Студенты находили, что Симонов — из тех преподавателей, кто постоянно и глубоко увлечен своим предметом. И не только им, мог бы добавить Михаил Ляпунов. Раз, присутствуя на диспуте по докторской диссертации словесника Фойгта, он стал свидетелем обличительно-вдохновенного выступления любимого профессора. После того как Фойгт пренебрежительно отозвался о русской литературе, настаивая на скудости ее по сравнению с западной литературой, буквально взвился с места Симонов.
— Я слышал мелодию уст ваших, и она до сих пор звучит в ушах моих, — начал он в свойственной ему высокопарной манере, которая выглядела в данном случае иронией. — Но позвольте с вами не согласиться: у нас есть Державин, есть Пушкин…
По лицу Фойгта было видно, сколь ошеломлен он темпераментным выпадом астронома. С этой стороны словесник никак не ожидал оппозиции. Да и откуда ему было знать, что еще в гимназии Симонова сильно занимала поэзия. Он даже хотел первоначально поступать на факультет словесных наук. Только проницательные профессора, обнаружившие в нем на экзаменах незаурядное математическое дарование, уговорили его переменить выбор и предпочесть математический факультет.

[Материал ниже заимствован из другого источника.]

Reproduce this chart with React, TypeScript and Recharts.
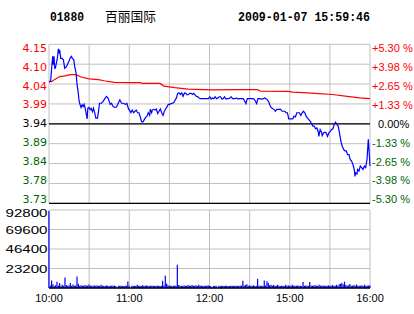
import { ComposedChart, BarChart, Line, Bar, XAxis, YAxis, CartesianGrid, ReferenceLine } from "recharts";

// previous close, the centre of the price scale
const prevClose = 3.94;

const priceTicks = [4.1488, 4.0966, 4.0444, 3.9922, 3.94, 3.8878, 3.8356, 3.7834, 3.7312];
const pctLabels = ["+5.30 %", "+3.98 %", "+2.65 %", "+1.33 %", "0.00%", "-1.33 %", "-2.65 %", "-3.98 %", "-5.30 %"];

// minutes since 10:00 (lunch break removed)
const timeTicks = [0, 30, 60, 90, 120, 150, 180, 210, 240];
const timeLabels: Record<number, string> = { 0: "10:00", 60: "11:00", 120: "12:00", 180: "15:00", 240: "16:00" };

const volTicks = [0, 23200, 46400, 69600, 92800];

// [minute, price]
const priceLine: [number, number][] = [
  [0, 4.05], [1.25, 4.053], [2, 4.086], [2.75, 4.117], [3.25, 4.095], [3.75, 4.117], [4.25, 4.086], [4.75, 4.086],
  [6.25, 4.112], [7, 4.137], [7.5, 4.125], [8, 4.134], [8.75, 4.112], [9.75, 4.112], [10.75, 4.108], [11.75, 4.086],
  [13, 4.09], [13.75, 4.096], [15, 4.105], [16, 4.114], [16.75, 4.117], [17.5, 4.112], [18.5, 4.108], [19.25, 4.09],
  [20.25, 4.073], [21, 4.042], [21.75, 4.025], [22.5, 4.0], [23.25, 3.99], [24, 3.983], [24.75, 3.99], [25.5, 3.985],
  [26.25, 3.991], [27, 3.981], [27.75, 3.968], [28.5, 3.953], [29, 3.981], [29.75, 3.983], [30.75, 3.977], [31.5, 3.981],
  [32.5, 3.972], [33.25, 3.981], [34.25, 3.968], [35, 3.955], [36.25, 3.955], [37, 3.972], [37.75, 3.994], [39.25, 3.994],
  [40.5, 3.999], [41.75, 4.006], [43, 4.012], [44.25, 4.007], [45, 3.999], [45.75, 3.991], [46.75, 3.994], [48, 3.985],
  [49.25, 3.983], [50.5, 3.984], [51.75, 3.994], [53, 4.003], [54.25, 3.994], [55.5, 3.994], [57.25, 3.991], [58.25, 3.994],
  [59.25, 3.981], [60.5, 3.974], [61.25, 3.969], [62.25, 3.976], [63.25, 3.969], [64.25, 3.973], [65.25, 3.976], [66.25, 3.969],
  [67.25, 3.969], [68.25, 3.958], [69.25, 3.945], [70.25, 3.945], [71.25, 3.951], [72.25, 3.957], [73.25, 3.96], [74.25, 3.969],
  [75.25, 3.962], [75.75, 3.978], [76.75, 3.969], [77.25, 3.976], [78.25, 3.978], [79.25, 3.976], [80.25, 3.979], [81.25, 3.967],
  [82.25, 3.973], [83.25, 3.979], [84.25, 3.969], [85.25, 3.962], [86.25, 3.973], [87.25, 3.979], [88.25, 3.985], [89.25, 3.991],
  [90.25, 3.991], [91.25, 3.993], [93.25, 3.995], [94.25, 4.002], [95.25, 4.008], [96.25, 4.02], [97.25, 4.021], [98.25, 4.017],
  [99.25, 4.021], [100.25, 4.012], [101.25, 4.021], [102.25, 4.02], [103.25, 4.016], [104.25, 4.017], [105.25, 4.02], [106.25, 4.02],
  [107.25, 4.017], [108.25, 4.02], [109.25, 4.016], [110.25, 4.012], [111.25, 4.011], [112.25, 4.008], [113.25, 4.006], [115, 4.006],
  [117.25, 4.006], [119.25, 4.006], [120.25, 4.011], [121.25, 4.005], [122.25, 4.008], [123.25, 4.006], [124.25, 4.011], [125.25, 4.006],
  [126.25, 4.008], [127.25, 4.011], [128.25, 4.011], [129.25, 4.005], [130.25, 4.006], [131.25, 4.011], [132.25, 4.005], [133.25, 4.006],
  [134.25, 4.006], [135.25, 4.008], [136.25, 4.011], [137.25, 4.006], [139.25, 4.006], [140.25, 4.008], [141.25, 4.005], [142.25, 4.006],
  [144.25, 4.006], [145.25, 4.006], [146.25, 4.0], [147.25, 3.993], [148.25, 4.006], [150.25, 4.006], [152.25, 4.006], [153.25, 4.005],
  [154.25, 4.0], [155.25, 3.993], [156.25, 4.006], [157.25, 4.006], [159.25, 4.005], [160.25, 4.006], [161.25, 4.008], [162.25, 4.006],
  [163.25, 4.003], [164.25, 3.998], [165.25, 3.988], [166.25, 3.982], [168.25, 3.978], [169.25, 3.973], [170.25, 3.978], [173.25, 3.978],
  [174.25, 3.973], [176.25, 3.973], [177.25, 3.969], [178.25, 3.969], [179.25, 3.953], [182.25, 3.953], [183.25, 3.96], [184.25, 3.958],
  [185.25, 3.969], [187.25, 3.969], [188.25, 3.962], [189.25, 3.969], [190.25, 3.973], [191.25, 3.969], [192.25, 3.96], [193.25, 3.955],
  [194.25, 3.951], [195.25, 3.947], [196.25, 3.941], [197.25, 3.934], [198.25, 3.934], [199.25, 3.927], [200.25, 3.929], [201.25, 3.92],
  [201.75, 3.907], [202.75, 3.925], [203.75, 3.918], [204.25, 3.909], [205.25, 3.916], [206.25, 3.918], [207.25, 3.916], [208.25, 3.907],
  [209.25, 3.916], [210.25, 3.92], [211.25, 3.925], [212.25, 3.927], [213.25, 3.938], [214.25, 3.944], [215.25, 3.938], [216.25, 3.934],
  [217.25, 3.915], [218.25, 3.894], [219.25, 3.881], [220.25, 3.873], [221.25, 3.869], [222.25, 3.869], [223.25, 3.859], [224.25, 3.859],
  [225.25, 3.846], [226.25, 3.842], [227.25, 3.833], [228.25, 3.82], [228.75, 3.802], [229.25, 3.811], [230.25, 3.808], [230.75, 3.82],
  [231.75, 3.816], [232.75, 3.829], [233.75, 3.825], [234.75, 3.82], [235.75, 3.829], [236.75, 3.825], [237.75, 3.846], [238.75, 3.899],
  [239.25, 3.873], [240, 3.829],
];

// [minute, average price]
const avgLine: [number, number][] = [
  [0, 4.051], [2, 4.051], [4, 4.056], [8, 4.064], [12, 4.066], [16, 4.069], [20, 4.069], [24, 4.063], [30, 4.058],
  [37, 4.056], [41, 4.053], [49, 4.049], [62, 4.048], [68, 4.048], [70, 4.046], [83, 4.046], [86, 4.039], [94, 4.035],
  [104, 4.031], [121, 4.029], [140, 4.03], [156, 4.03], [158, 4.026], [179, 4.025], [182, 4.023], [190, 4.022],
  [199, 4.02], [212, 4.017], [223, 4.012], [232, 4.008], [240, 4.006],
];

// volume per minute, 10:00 .. 16:00
const volumes = [
  91500,
  3000, 9000, 4500, 2500, 3200, 7500, 3000, 6000, 2600, 4000, 2800, 12500, 3500, 2600, 3000, 6000, 2800, 4200, 2700, 3000,
  13800, 5000, 2600, 3200, 2800, 2700, 3500, 2600, 2900, 4200, 2700, 2600, 2800, 3000, 2600, 3300, 2600, 2800, 3800, 2600,
  2700, 2500, 3000, 2600, 2400, 2500, 3000, 2600, 2800, 2500, 0, 2600, 2700, 2600, 2400, 2500, 2600, 2800, 7800, 2600,
  0, 2600, 2500, 2700, 2400, 3800, 2600, 2800, 2500, 3200, 2600, 2700, 3000, 2600, 2500, 2700, 2600, 2800, 2500, 2600,
  2700, 2600, 2500, 2800, 8700, 3000, 14600, 5500, 3200, 2600, 2800, 2500, 2700, 2600, 2800, 27600, 3500, 2600, 2800, 2500,
  3000, 2700, 2600, 3600, 2800, 2600, 3500, 2700, 2600, 3200, 2500, 3800, 2600, 2800, 2500, 2700, 2600, 2800, 3200, 2600,
  2500, 0, 2600, 2500, 2700, 0, 2600, 2500, 2600, 2800, 2500, 2700, 2600, 2500, 2400, 2700, 2600, 2500, 2700, 2600,
  2500, 2600, 2700, 3000, 8700, 3000, 3500, 4400, 2800, 3000, 2600, 2800, 3200, 2500, 2700, 11000, 2600, 2800, 2500, 2700,
  9000, 3000, 8000, 6000, 3200, 4000, 2700, 3500, 2600, 2800, 4000, 2600, 2500, 2800, 2600, 2500, 4000, 2600, 3000, 2700,
  2600, 4000, 2800, 2600, 2700, 3000, 2600, 2800, 2500, 7000, 2600, 3000, 2700, 2600, 7000, 3000, 2800, 2600, 3500, 2600,
  2700, 4000, 2800, 2600, 3000, 2700, 2600, 2800, 3000, 2700, 2600, 3500, 2700, 2600, 3800, 2700, 4500, 5000, 6000, 4200,
  7500, 3500, 2800, 3200, 4800, 2600, 2700, 3500, 2600, 4000, 2800, 2600, 2700, 3200, 2500, 3800, 2600, 2800, 3000, 3000,
];

const RED = "#ff0000";
const GREEN = "#006600";
const BLUE = "#0000ff";
const GRID = "#c0c0c0";

const tone = (v: number) => (Math.abs(v - prevClose) < 1e-6 ? "#000" : v > prevClose ? RED : GREEN);

// left price label + right percent label for the same grid line
function PriceTick({ y, payload }: any) {
  const v = payload.value as number;
  const ly = 124.3 + (y - 124.3) * 0.95;
  const label = pctLabels[priceTicks.indexOf(v)];
  const zero = label === "0.00%";
  return (
    <g>
      <text x={47} y={ly} textAnchor="end" dominantBaseline="central" fontFamily="DejaVu Sans" fontSize={11} fill={tone(v)}>
        {v.toFixed(2)}
      </text>
      <text x={zero ? 378 : 372} y={ly} dominantBaseline="central" fontFamily="Liberation Sans" fontSize={11} fill={tone(v)}>
        {label}
      </text>
    </g>
  );
}

function VolTick({ y, payload }: any) {
  const v = payload.value as number;
  if (v === 0) return null;
  const ly = v === 92800 ? y + 3.3 : y + 0.7;
  return (
    <text x={47.5} y={ly} textAnchor="end" dominantBaseline="central" fontFamily="Liberation Sans" fontSize={10} fill="#000" textLength={42} lengthAdjust="spacingAndGlyphs">
      {String(v)}
    </text>
  );
}

function TimeTick({ x, payload }: any) {
  const label = timeLabels[payload.value as number];
  if (!label) return null;
  return (
    <text x={x} y={302} textAnchor="middle" fontFamily="Liberation Sans" fontSize={11} fill="#000">
      {label}
    </text>
  );
}

export default function App() {
  const prices = priceLine.map(([m, p]) => ({ m, p }));
  const avgs = avgLine.map(([m, p]) => ({ m, p }));
  const vol = volumes.map((v, m) => ({ m, v }));

  return (
    <div style={{ position: "absolute", left: 0, top: 0, width: 414, height: 314, background: "#fff", overflow: "hidden" }}>
      <svg width={414} height={30} style={{ position: "absolute", left: 0, top: 0 }}>
        <text x={50} y={21} fontFamily="Liberation Mono" fontWeight="bold" fontSize={12} textLength={34} lengthAdjust="spacingAndGlyphs">
          01880
        </text>
        <text x={105} y={21} fontFamily="Noto Sans CJK SC" fontSize={13} textLength={51} lengthAdjust="spacingAndGlyphs">
          百丽国际
        </text>
        <text x={238} y={21} fontFamily="Liberation Mono" fontWeight="bold" fontSize={12} textLength={132} lengthAdjust="spacingAndGlyphs">
          2009-01-07 15:59:46
        </text>
      </svg>

      <div style={{ position: "absolute", left: 0, top: 0 }}>
        <ComposedChart width={414} height={314} margin={{ top: 44.3, right: 44, bottom: 110.7, left: 0 }}>
          <CartesianGrid stroke={GRID} strokeWidth={1} />
          <XAxis type="number" dataKey="m" domain={[0, 240]} ticks={timeTicks} hide />
          <YAxis
            type="number"
            domain={[priceTicks[8], priceTicks[0]]}
            ticks={priceTicks}
            interval={0}
            width={49}
            axisLine={false}
            tickLine={false}
            tick={<PriceTick />}
          />
          <ReferenceLine y={prevClose} stroke="#000" strokeWidth={1.3} />
          <ReferenceLine y={priceTicks[8]} stroke="#000" strokeWidth={1.3} />
          <Line data={avgs} dataKey="p" stroke={RED} strokeWidth={1.2} dot={false} isAnimationActive={false} />
          <Line data={prices} dataKey="p" stroke={BLUE} strokeWidth={1.2} dot={false} isAnimationActive={false} />
        </ComposedChart>
      </div>

      <div style={{ position: "absolute", left: 0, top: 0 }}>
        <BarChart width={414} height={314} data={vol} margin={{ top: 210, right: 44, bottom: 0, left: 0 }}>
          <CartesianGrid stroke={GRID} strokeWidth={1} />
          <XAxis
            type="number"
            dataKey="m"
            domain={[0, 240]}
            ticks={timeTicks}
            interval={0}
            height={26}
            axisLine={false}
            tickLine={false}
            tick={<TimeTick />}
          />
          <YAxis
            type="number"
            domain={[0, 92800]}
            ticks={volTicks}
            interval={0}
            width={49}
            axisLine={false}
            tickLine={false}
            tick={<VolTick />}
          />
          <Bar dataKey="v" fill={BLUE} barSize={2} isAnimationActive={false} />
          <ReferenceLine y={0} stroke="#000" strokeWidth={1.3} />
        </BarChart>
      </div>
    </div>
  );
}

Предметом неустанных забот Симонова была обсерватория Казанского университета. Во время кругосветного плавания, когда корабли на возвратном пути сделали остановку в Кенигсберге, он успел съездить в Раумель, где проводил вакационное время знаменитый немецкий астроном, директор Кенигебергской обсерватории Фридрих Вильгельм Бессель, почетный член Петербургской академии наук. С ним Симонов советовался об устройстве и оснащении будущей Казанской обсерватории, договаривался о проведении согласованных астрономических наблюдений. Два года спустя по возвращении его из путешествия университету было отпущено 40 000 рублей на приобретение астрономических и физических инструментов. И Симонов был поставлен в необходимость вновь отправиться за границу, теперь уже со специальным заданием. Вместе с профессором-физиком Купфером побывал он в Берлине, Дрездене, Мюнхене, Праге, Вене, Париже и Риме, осматривал здешние обсерватории и физические кабинеты, посещал известных мастеров, создававших уникальные измерительные приборы.
В Мюнхене Симонов познакомился со знаменитым оптиком и конструктором астрономических приборов Йозефом Фраунгофером. Сооруженные в его мастерской инструменты славились по всей Европе, их охотно приобретали многие обсерватории. Как раз в то самое время Фраунгофер завершал изготовление крупнейшего в мире 9-дюймового телескопа, предназначенного для Дерптской обсерватории в России. Это было настоящее чудо телескопической техники, и мысль о таком снаряде крепко запала в душу казанского астронома. А в Париже, ожидая заказанные инструменты, свел Симонов дружбу с выдающимся немецким естествоиспытателем Александром Гумбольдтом, выказавшим ему утешительное ободрение в его начинаниях. Несколько лет позже, посетив Россию, Гумбольдт сделал визит к Симонову и с похвалой отозвался в печати о проводимых в Казанском университете астрономических работах.
Стены нынешней обсерватории воздвигались уже на глазах Михаила. Когда он впервые зашел осенью 1836 года в университетский двор, машинально поигрывая новехонькой, только что купленной в торговых рядах короткой шпагой, висевшей сбоку на отлете, взору его предстало необычное сооружение, кругом которого разбросаны и разметаны были в совершенном беспорядке кучи строительного мусора. Впечатление, сделанное на Михаила этой картиной, было смутным и странным. Не раз потом заглядывался он с любопытством на возводимое здание, не подозревая, какую значительную роль сыграет оно в его судьбе. Позже, сойдясь короче с профессором Симоновым, Ляпунов с иным чувством стал смотреть на поднимавшуюся в лесах диковинную постройку.
Вот уже более 20 лет казанские астрономы проводили свои наблюдения в тесной и неудобной каменной сторожке университетского ботанического сада. Потому окончания строительства ждали с превеликим нетерпением. Живо и увлеченно рассказывал Симонов о подвижной башне обсерватории. С помощью шестерней, цепей и воротов весь купол можно будет удобно поворачивать рукою одного человека так, чтобы открытый люк пришелся на тот участок неба, куда нужно направить трубу телескопа. Вместе с тем легкоподвижная башня выдержит даже самые сильные порывы ветра.